Shortcomings in technical education, early-stage funding and government support make launching a startup even more daunting here than in other countries, a panel of top advisers, federal officials and executives said Thursday.
Lowering those barriers, as well as educating people about the options available to them as entrepreneurs, is critical to growing the nation's startup sector, they said during a panel discussion.
Improving the quality of university-level education in engineering, computer programming and other technical areas is one critical component.
The Communications and Press Ministry's top official for venture funding in the field of information technology made a blunt observation on what university students know about the IT field.
"You often get the sense that they have no understanding of what you're talking about," said Mark Shmulevich, deputy communications and press minister.
Alexander Turkot, who advises Skolkovo Foundation president Viktor Vekselberg on commercialization of technology, also said there is a lot of work to be done in education.
"I have seen with my own eyes people in the fourth or fifth year of university who are studying Pascal, which I was studying 30 years ago," Turkot said, referring to the computer programming language published in 1970.
There is a lack of awareness about startups themselves, Shmulevich said.
"Many people who could be entrepreneurs don't understand that it's a possibility for them," he said.
Funding for startups has been increasing dramatically over the past few years, making the sector more promising.

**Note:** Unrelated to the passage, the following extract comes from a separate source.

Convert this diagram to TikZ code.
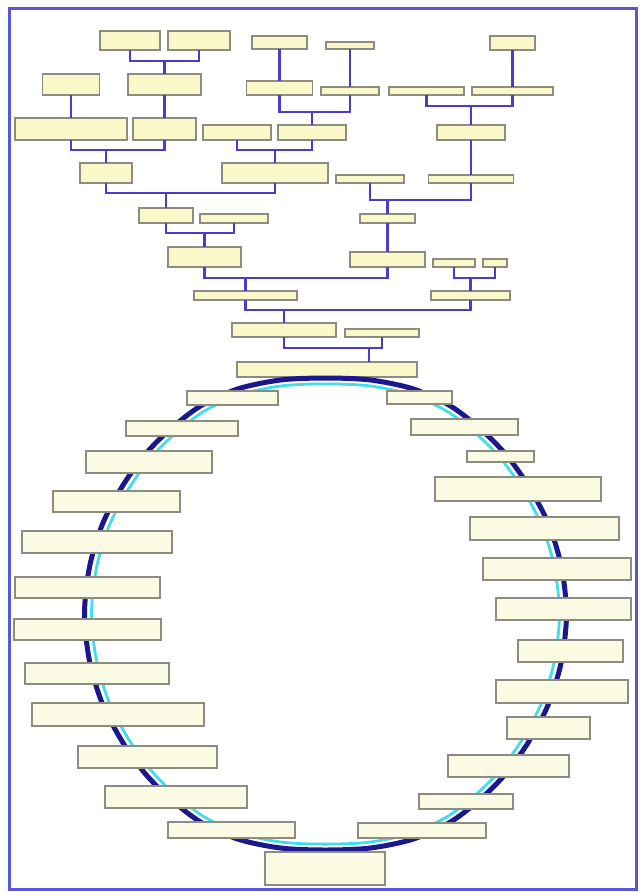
\documentclass[tikz,border=0pt]{standalone}
\usetikzlibrary{calc}
\definecolor{framecol}{RGB}{88,88,214}
\definecolor{linkcol}{RGB}{76,60,206}
\definecolor{ringdark}{RGB}{26,24,140}
\definecolor{ringcyan}{RGB}{64,222,236}
\definecolor{treefill}{RGB}{250,247,200}
\definecolor{ringfill}{RGB}{251,251,228}
\definecolor{boxline}{RGB}{140,140,128}
\begin{document}
\begin{tikzpicture}[x=1pt, y=-1pt,
  box/.style={rectangle, draw=boxline, line width=1.4pt, inner sep=0pt, outer sep=0pt},
  tbox/.style 2 args={box, fill=treefill, minimum width=#1, minimum height=#2},
  rbox/.style 2 args={box, fill=ringfill, minimum width=#1, minimum height=#2},
  link/.style={draw=linkcol, line width=2.5pt},
  frame/.style={draw=framecol, line width=3pt}
]
\useasboundingbox (0,0) rectangle (640,892);
\draw[frame] (9,8.5) rectangle (636.5,889.5);

% family tree
\node[tbox={60}{19}] (a1) at (130,40.5) {};
\node[tbox={62}{19}] (a2) at (199,40.5) {};
\node[tbox={55}{13}] (a3) at (279.5,42.5) {};
\node[tbox={48}{7}] (a4) at (350,45.5) {};
\node[tbox={45}{14}] (a5) at (512.5,43) {};
\node[tbox={57}{21}] (b1) at (71,84.5) {};
\node[tbox={73}{21}] (b2) at (164.5,84.5) {};
\node[tbox={66}{14}] (b3) at (279.5,88) {};
\node[tbox={58}{8}] (b4) at (350,91) {};
\node[tbox={75}{8}] (b5) at (426.5,91) {};
\node[tbox={81}{8}] (b6) at (512.5,91) {};
\node[tbox={112}{22}] (c1) at (71,129) {};
\node[tbox={63}{22}] (c2) at (164.5,129) {};
\node[tbox={68}{15}] (c3) at (237,132.5) {};
\node[tbox={68}{15}] (c4) at (312,132.5) {};
\node[tbox={68}{15}] (c5) at (471,132.5) {};
\node[tbox={52}{20}] (d1) at (106,173) {};
\node[tbox={106}{20}] (d2) at (275,173) {};
\node[tbox={68}{8}] (d3) at (370,179) {};
\node[tbox={85}{8}] (d4) at (471,179) {};
\node[tbox={54}{15}] (e1) at (166,215.5) {};
\node[tbox={68}{9}] (e2) at (234,218.5) {};
\node[tbox={55}{9}] (e3) at (387.5,218.5) {};
\node[tbox={73}{20}] (f1) at (204.5,257) {};
\node[tbox={75}{15}] (f2) at (387.5,259.5) {};
\node[tbox={42}{8}] (f3) at (454,263) {};
\node[tbox={24}{8}] (f4) at (495,263) {};
\node[tbox={103}{9}] (g1) at (245.5,295.5) {};
\node[tbox={79}{9}] (g2) at (470.5,295.5) {};
\node[tbox={104}{14}] (h1) at (284,330) {};
\node[tbox={74}{8}] (h2) at (382,333) {};
\node[tbox={180}{15}] (root) at (327,369.5) {};

\coordinate (ja) at (164.5,61);
\coordinate (jb) at (312,112);
\coordinate (jc) at (471,106);
\coordinate (jd) at (106,150);
\coordinate (je) at (275,150);
\coordinate (jf) at (166,193);
\coordinate (jg) at (387.5,200);
\coordinate (jh) at (204.5,233);
\coordinate (ji) at (470.5,278);
\coordinate (jk) at (245.5,278);
\coordinate (jl) at (284,310);
\coordinate (jm) at (369,348);

\draw[link] (a1.south) |- (ja) -| (a2.south);
\draw[link] (ja) -- (ja |- b2.north);
\draw[link] (a3) -- (b3);
\draw[link] (a4) -- (b4);
\draw[link] (a5) -- (b6);
\draw[link] (b3.south) |- (jb) -| (b4.south);
\draw[link] (jb) -- (jb |- c4.north);
\draw[link] (b5.south) |- (jc) -| (b6.south);
\draw[link] (jc) -- (jc |- c5.north);
\draw[link] (b1) -- (c1);
\draw[link] (b2) -- (c2);
\draw[link] (c1.south) |- (jd) -| (c2.south);
\draw[link] (jd) -- (jd |- d1.north);
\draw[link] (c3.south) |- (je) -| (c4.south);
\draw[link] (je) -- (je |- d2.north);
\draw[link] (c5) -- (d4);
\draw[link] (d1.south) |- (jf) -| (d2.south);
\draw[link] (jf) -- (jf |- e1.north);
\draw[link] (d3.south) |- (jg) -| (d4.south);
\draw[link] (jg) -- (jg |- e3.north);
\draw[link] (e1.south) |- (jh) -| (e2.south);
\draw[link] (jh) -- (jh |- f1.north);
\draw[link] (e3) -- (f2);
\draw[link] (f3.south) |- (ji) -| (f4.south);
\draw[link] (ji) -- (ji |- g2.north);
\draw[link] (f1.south) |- (jk) -| (f2.south);
\draw[link] (jk) -- (jk |- g1.north);
\draw[link] (g1.south) |- (jl) -| (g2.south);
\draw[link] (jl) -- (jl |- h1.north);
\draw[link] (h1.south) |- (jm) -| (h2.south);
\draw[link] (jm) -- (jm |- root.north);

% ring
\coordinate (ringc) at (325.5,614);
\def\ringpts{(0,-236) (-45,-234) (-88,-225) (-125,-208) (-155,-185) (-180,-160)
  (-203,-128) (-223,-90) (-236,-47) (-241,0) (-236,47) (-223,90) (-203,128)
  (-180,160) (-155,185) (-125,208) (-88,225) (-45,234) (0,236) (45,234) (88,225)
  (125,208) (155,185) (180,160) (203,128) (223,90) (236,47) (241,0) (236,-47)
  (223,-90) (203,-128) (180,-160) (155,-185) (125,-208) (88,-225) (45,-234)}
\draw[ringdark, line width=5pt, shift={(ringc)}] plot[smooth cycle] coordinates {\ringpts};
\draw[ringcyan, line width=2.8pt, shift={(ringc)}, xscale=0.971, yscale=0.975] plot[smooth cycle] coordinates {\ringpts};

\node[rbox={91}{14}] (l1) at (232.5,398) {};
\node[rbox={112}{15}] (l2) at (182,428.5) {};
\node[rbox={126}{22}] (l3) at (149,462) {};
\node[rbox={127}{21}] (l4) at (116.5,501.5) {};
\node[rbox={150}{22}] (l5) at (97,542) {};
\node[rbox={145}{21}] (l6) at (87.5,587.5) {};
\node[rbox={147}{21}] (l7) at (87.5,629.5) {};
\node[rbox={144}{21}] (l8) at (97,673.5) {};
\node[rbox={172}{23}] (l9) at (118,714.5) {};
\node[rbox={139}{22}] (l10) at (147.5,757) {};
\node[rbox={142}{22}] (l11) at (176,797) {};
\node[rbox={127}{16}] (l12) at (231.5,830) {};
\node[rbox={120}{33}] (base) at (325,868.5) {};
\node[rbox={65}{13}] (r1) at (419.5,397.5) {};
\node[rbox={107}{16}] (r2) at (464.5,427) {};
\node[rbox={67}{11}] (r3) at (500.5,456.5) {};
\node[rbox={166}{24}] (r4) at (518,489) {};
\node[rbox={149}{23}] (r5) at (544.5,528.5) {};
\node[rbox={148}{22}] (r6) at (557,569) {};
\node[rbox={135}{22}] (r7) at (563.5,609) {};
\node[rbox={105}{22}] (r8) at (570.5,651) {};
\node[rbox={132}{23}] (r9) at (562,691.5) {};
\node[rbox={83}{22}] (r10) at (548.5,728) {};
\node[rbox={121}{22}] (r11) at (508.5,766) {};
\node[rbox={94}{15}] (r12) at (466,801.5) {};
\node[rbox={128}{15}] (r13) at (422,830.5) {};
\end{tikzpicture}
\end{document}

Internet startups and young Internet companies — which make up a huge percentage of the startup sector — received $540 million in funding last year, more than double the $225 million that they roped in the previous year, according to Russian venture firm Fast Lane Ventures.
The government should be a major driver in the innovation sector, while removing barriers such as excessive tax regimes and complicated company registration procedures, the panelists and entrepreneurs in the audience said.
The Communications and Press Ministry can't be the only leader, however, Shmulevich said.
"We drive information technology in the areas where [the ministry] is focused," he said.